Video encode on the Nexus 4 uses Qualcomm’s encoder onboard APQ8064, which is capable of encoding up to 20 Mbps baseline, mainline, and high profile H.264. Like the Optimus G, Google has selected H.264 1080p30 at 12 Mbps baseline for encode on the rear facing camera.

I recorded my rear and front facing test videos at the usual location and when I got home was very shocked to see that the rear facing video had many dropped frames and had a resulting bitrate significantly below the encode target.

MediaInfo Pre-Nov 13 OTA Update

The video noticeably stutters and is not acceptable quality at all from a mobile device, clearly there was something wrong with either priority or parameters set for the encoder. You can grab the original videos from the Nexus 4 from our servers here. I pinged Google about this when I first saw it and as I write this the final 4.2 OTA has been pushed out to the Nexus 4 which appears to fix this encode quality issue. I’m going to hold off on saying much more until I get the chance to go re-shoot video at the test location, but this does appear fixed based on a video I recorded in my office quickly. I should note that there were some video electronic image stabilization issues with Galaxy Nexus that went much the same way back when I was working on that review.

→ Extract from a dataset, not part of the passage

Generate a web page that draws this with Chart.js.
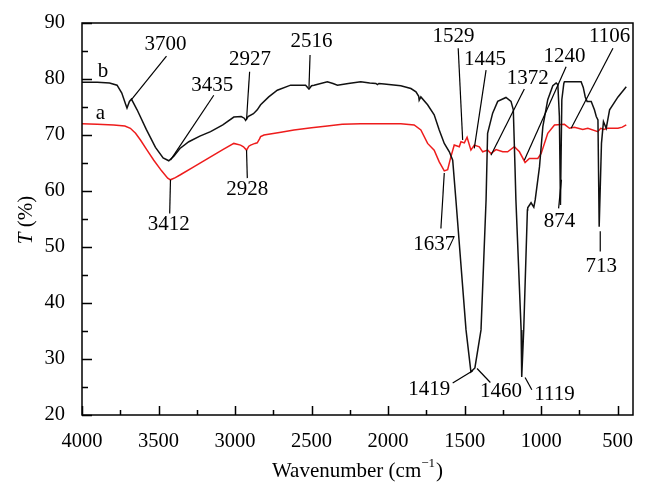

Google has also improved the time lapse video record functionality on the Nexus 4 and lets you set even more arbitrary time lapse intervals in the video UI. I recorded a number of time lapse videos on the device, both of me driving down Campbell and doing a homebrew pumpkin beer bottling with friends. These don’t have any issues with encode (no dropped frames) and nail the 12.0 Mbps 30 FPS target, unsurprisingly.

Update: I promised I would re-shoot the Nexus 4 bench video now that the final release OTA image is out. This time, the video recorded on the Nexus 4 doesn't have dropped frames and shows the 12 Mbps H.264 1080p30 that I expect. I've uploaded the Nexus 4 video to our servers (60 MB) and also to YouTube. 

The Nexus 4 video quality is now adequate by no longer dropping frames left and right, but isn't what I'd call best in class among smartphones that record 1080p30. I can see compression artifacts in the shadows and audio is still single channel AAC that still sounds like it was recorded under water.